DIA DE LA MUJER




Mirar el futuro es como contemplar el firmamento una clara mañana: todo él se nos oculta, como algo irreal o imposible. Sólo es cierto el pasado, que es como la noche, oscuro, con destellos de eternidad, o infinitud. Uno es inconsistente, la otra es inabarcable. Y en la inmensidad de lo irrepetible y de lo improbable, ahí, residimos nosotros, esa especie de milagro de la existencia, con conciencia de sí mismo. Y a pesar de esa aparente posición de privilegio, no somos más que una mota de polvo en el Universo, indistinguible del resto de motas. Así es la vida: mezcla de singularidad y de insignificancia. O sea, pura contradicción.
No deja de ser fascinante que, se sea creyente o no, y, por tanto, asumamos o no la evolución, la adaptemos o  no a nuestro credo, tuvo que existir una Eva que, al mordisquear la manzana, creó en su vientre el germen de lo que conocemos como humanidad. Germen transmitido como código de información, intangible,  pues no es un relevo físico, sino una manera de ordenar la materia, materia que es diferente en cada uno de nosotros, aunque siga los mismos patrones. Esa información, que ha ido transformándose levemente en cada ser, para dar la enorme singularidad de cada especie, y que en cada uno de nosotros también se transformó, dando a la singularidad de cada individuo. Pudiéramos pensar que el terrible pecado original no fue sino el hacerse consciente de la propia existencia. Quizá la manzana sea esa conciencia. El fruto del árbol del conocimiento. Y la penitencia no sea sino la continua duda que nos asalta acerca del sentido de todo.
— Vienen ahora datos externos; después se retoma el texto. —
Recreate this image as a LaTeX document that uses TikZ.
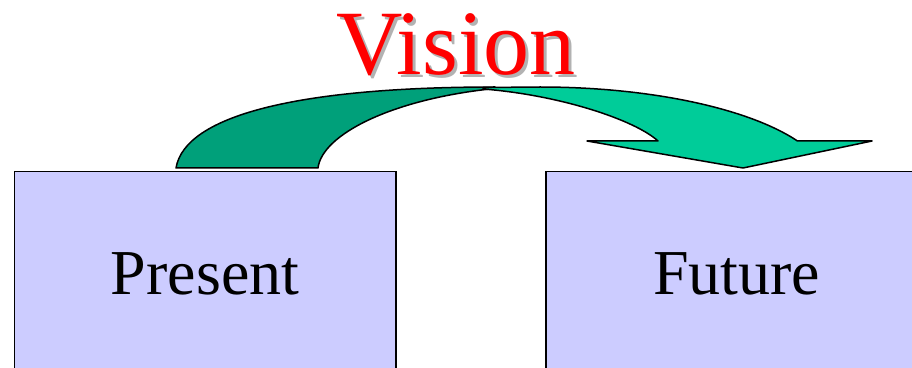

Después de esa mujer primigenia, el fruto de esa distinción ha ido pasando de útero en útero, para originarnos a todos nosotros. Es maravilloso pensar que toda la humanidad procede de ese código inicial, que ninguno hemos perdido un eslabón con el origen de nuestra existencia. A pesar de que ninguno comparte la materia de esa primera mujer.
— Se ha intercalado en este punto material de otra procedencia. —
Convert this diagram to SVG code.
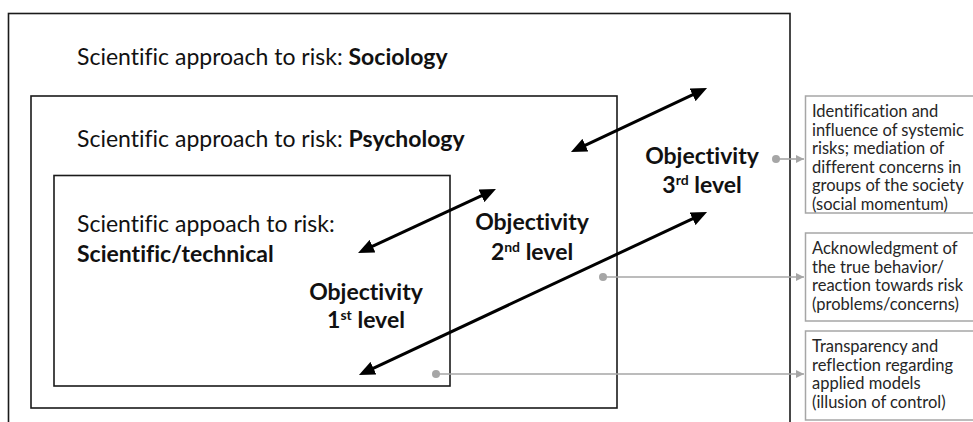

También es hermoso pensar que aunque todos somos materialmente distintos, la composición es similar, y, en última instancia, somos todos acúmulos proporcionales de átomos. Pero estos átomos que nos conforman no están en el universo desde su inicio. Al principio sólo había hidrógeno y helio, los más simples, y que tras el big-bang (o si alguien prefiere, la creación, pues antes no había ni tiempo ni espacio), empezaron a condensarse, formando las estrellas, las cuales, para evitar el colapso gravitacional, provocaban enormes reacciones nucleares que generaran la energía suficiente para evitarlo. Fue en esta atmósfera infernal donde estos elementos simples fueron originando el resto de elementos, más complejos, y sólo tras la muerte de una estrella, éstos eran liberados desde su seno al espacio exterior. Por eso, toda la materia que existe, el planeta, la roca, el árbol, el mamífero,… tiene su origen en el seno de las estrellas. Somos pues, en última instancia, hijos de las estrellas. Somos la insignificancia de unos cuantos átomos dispersos, y la singularidad de las remotas estrellas.
Al tiempo que alcanzamos el árbol de conocimiento, nos alejamos definitivamente del de la vida, perdido en el ignoto Edén. Y acuciados por la duda, la eternidad se transformó en materia estelar, que ha ido desde entonces concentrándose dolorosamente en el útero de todas las mujeres hasta llegar a nosotros. La mujer es depositaria de la savia sideral, del pan horneado en su matriz, en el que nosotros, los hombres, somos sus migajas y su levadura. Estas mujeres, las fotografiadas, son la alacena de mi pan, el trozo de evolución que me ha sido legado.
A ellas, pues, que son esencia de estrellas, en las que yo tan sólo soy un meteorito que colisiona, y que, por tanto, son la constelación de mi existencia. A ellas, depositarias del fruto que me conecta con el Edén, y que son el bocado que se me ofreció mordisquear, y que es también mi huella en el presente, que será pasado insustancial y probable en el momento que termine de escribir estas palabras. A ellas, con amor y reconocimiento, en el día de la mujer.